2026 is when we actually cross the threshold into true autonomous agents. Systems that genuinely make decisions, adapt to changing conditions without predefined rules, and communicate bi-directionally with other agents and humans to negotiate outcomes. Your supply chain agent doesn't just execute a workflow when inventory drops, it assesses the situation, evaluates multiple solutions, coordinates with procurement and finance agents, and chooses the best path forward without a script. That's the shift: from "follow these steps intelligently" to "here's the goal, figure it out." Most companies aren't remotely ready for this.

Prediction 3: The Forward Deployed Engineer Becomes the Hottest Job in Tech

Palantir figured this out years ago, but 2026 is when everyone else catches up: the Forward Deployed Engineer is suddenly the most valuable person in your organisation.
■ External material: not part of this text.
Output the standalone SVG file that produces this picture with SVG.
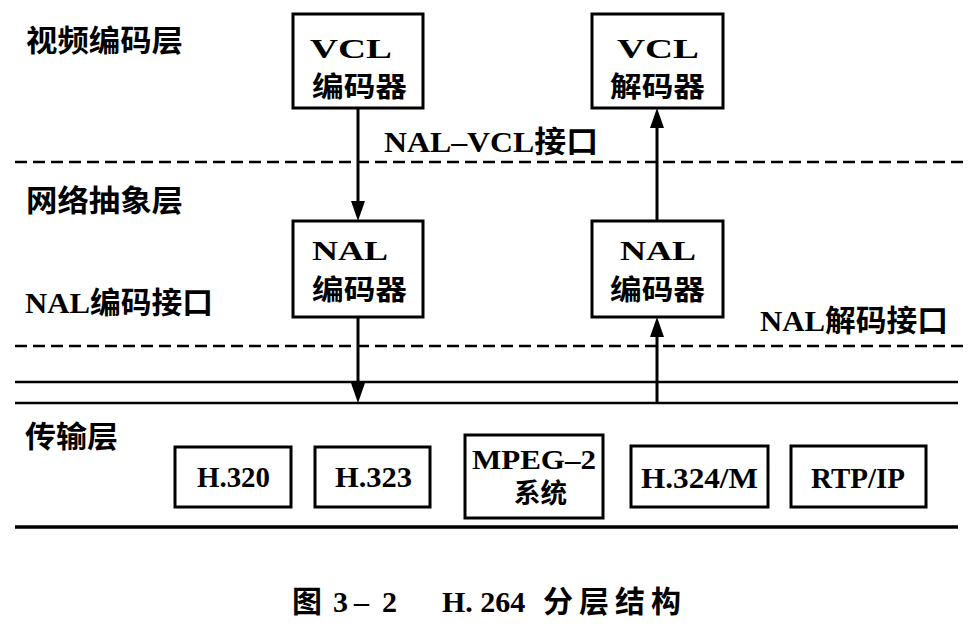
<svg xmlns="http://www.w3.org/2000/svg" width="976" height="636" viewBox="0 0 976 636">
<style>
.box{fill:#fff;stroke:#000;stroke-width:3}
.lat{font-family:"Liberation Serif","Noto Sans CJK SC",serif;font-weight:bold;fill:#000}
.cjk{font-family:"Noto Sans CJK SC","Liberation Serif",sans-serif;font-weight:bold;fill:#000}
.mix{font-family:"Liberation Serif","Noto Sans CJK SC",serif;font-weight:bold;fill:#000}
.dash{stroke:#000;stroke-width:2.5;stroke-dasharray:12 6;fill:none}
.solid{stroke:#000;stroke-width:2.5;fill:none}
.conn{stroke:#000;stroke-width:3;fill:none;marker-end:url(#arr)}
</style>
<defs>
<marker id="arr" viewBox="0 0 20 14" refX="12" refY="7" markerWidth="20" markerHeight="14" markerUnits="userSpaceOnUse" orient="auto">
<path d="M0,0 L20,7 L0,14 Z"/>
</marker>
</defs>
<rect width="976" height="636" fill="#fff"/>

<g id="layer-lines">
<line class="dash" x1="15" y1="162" x2="963" y2="162"/>
<line class="dash" x1="15" y1="346" x2="963" y2="346"/>
<line class="solid" x1="15" y1="382" x2="958" y2="382"/>
<line class="solid" x1="15" y1="403" x2="958" y2="403"/>
<line class="solid" x1="15" y1="527" x2="958" y2="527" style="stroke-width:3.5"/>
</g>

<g id="layer-labels">
<text class="cjk" x="26" y="51" font-size="30" textLength="157" lengthAdjust="spacingAndGlyphs">视频编码层</text>
<text class="cjk" x="26" y="211" font-size="30" textLength="157" lengthAdjust="spacingAndGlyphs">网络抽象层</text>
<text class="mix" x="25" y="313" font-size="30" textLength="188" lengthAdjust="spacingAndGlyphs">NAL编码接口</text>
<text class="mix" x="760" y="331" font-size="30" textLength="188" lengthAdjust="spacingAndGlyphs">NAL解码接口</text>
<text class="mix" x="384" y="152" font-size="30" textLength="214" lengthAdjust="spacingAndGlyphs">NAL–VCL接口</text>
<text class="cjk" x="25" y="447" font-size="30" textLength="93" lengthAdjust="spacingAndGlyphs">传输层</text>
</g>

<g id="vcl-encoder">
<rect class="box" x="293" y="14" width="130" height="94"/>
<text class="lat" x="310" y="58" font-size="27" textLength="82" lengthAdjust="spacingAndGlyphs">VCL</text>
<text class="cjk" x="312" y="97" font-size="28" textLength="95" lengthAdjust="spacingAndGlyphs">编码器</text>
</g>
<g id="vcl-decoder">
<rect class="box" x="592" y="14" width="131" height="94"/>
<text class="lat" x="617" y="58" font-size="27" textLength="82" lengthAdjust="spacingAndGlyphs">VCL</text>
<text class="cjk" x="610" y="97" font-size="28" textLength="95" lengthAdjust="spacingAndGlyphs">解码器</text>
</g>
<g id="nal-encoder-left">
<rect class="box" x="293" y="221" width="130" height="96"/>
<text class="lat" x="312" y="260" font-size="27" textLength="76" lengthAdjust="spacingAndGlyphs">NAL</text>
<text class="cjk" x="312" y="300" font-size="28" textLength="95" lengthAdjust="spacingAndGlyphs">编码器</text>
</g>
<g id="nal-encoder-right">
<rect class="box" x="592" y="221" width="131" height="96"/>
<text class="lat" x="620" y="260" font-size="27" textLength="76" lengthAdjust="spacingAndGlyphs">NAL</text>
<text class="cjk" x="610" y="300" font-size="28" textLength="95" lengthAdjust="spacingAndGlyphs">编码器</text>
</g>

<g id="h320">
<rect class="box" x="175" y="447" width="116" height="60"/>
<text class="lat" x="197" y="487" font-size="29" textLength="73" lengthAdjust="spacingAndGlyphs">H.320</text>
</g>
<g id="h323">
<rect class="box" x="315" y="447" width="115" height="60"/>
<text class="lat" x="335" y="487" font-size="29" textLength="77" lengthAdjust="spacingAndGlyphs">H.323</text>
</g>
<g id="mpeg2">
<rect class="box" x="465" y="435" width="138" height="83"/>
<text class="lat" x="472" y="469" font-size="28" textLength="124" lengthAdjust="spacingAndGlyphs">MPEG–2</text>
<text class="cjk" x="514" y="503" font-size="27" textLength="53" lengthAdjust="spacingAndGlyphs">系统</text>
</g>
<g id="h324m">
<rect class="box" x="631" y="446" width="137" height="61"/>
<text class="lat" x="641" y="488" font-size="29" textLength="117" lengthAdjust="spacingAndGlyphs">H.324/M</text>
</g>
<g id="rtpip">
<rect class="box" x="791" y="446" width="135" height="61"/>
<text class="lat" x="811" y="488" font-size="29" textLength="94" lengthAdjust="spacingAndGlyphs">RTP/IP</text>
</g>

<g id="connectors">
<line class="conn" x1="358" y1="108" x2="358" y2="213"/>
<line class="conn" x1="358" y1="317" x2="358" y2="395"/>
<line class="conn" x1="657" y1="403" x2="657" y2="325"/>
<line class="conn" x1="657" y1="221" x2="657" y2="116"/>
</g>

<g id="caption">
<text class="mix" y="612" font-size="30"><tspan x="292">图</tspan><tspan x="333">3</tspan><tspan x="354">–</tspan><tspan x="382">2</tspan><tspan x="442">H. 264</tspan><tspan x="543" letter-spacing="6">分层结构</tspan></text>
</g>
</svg>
Not your ML researchers, not your datascientists, the person who can actually make AI work inside your organisation of legacy systems. These folks understand both worlds: they can wrangle a large language model and integrate it with your 20-year-old ERP system that nobody wants to touch.

Here's why they're worth their weight in gold: every company has the same problem. You need AI to compete, but all your actual business runs on legacy infrastructure and software that predates the iPhone. FDEs are the only people who can bridge that gap, getting modern AI to play nice with Oracle databases, and whatever duct taped integrations your company's been running since the early 2000s. Compensation for good FDEs is about to skyrocket, and smart companies are already building internal programs to train them because you can't hire enough of them.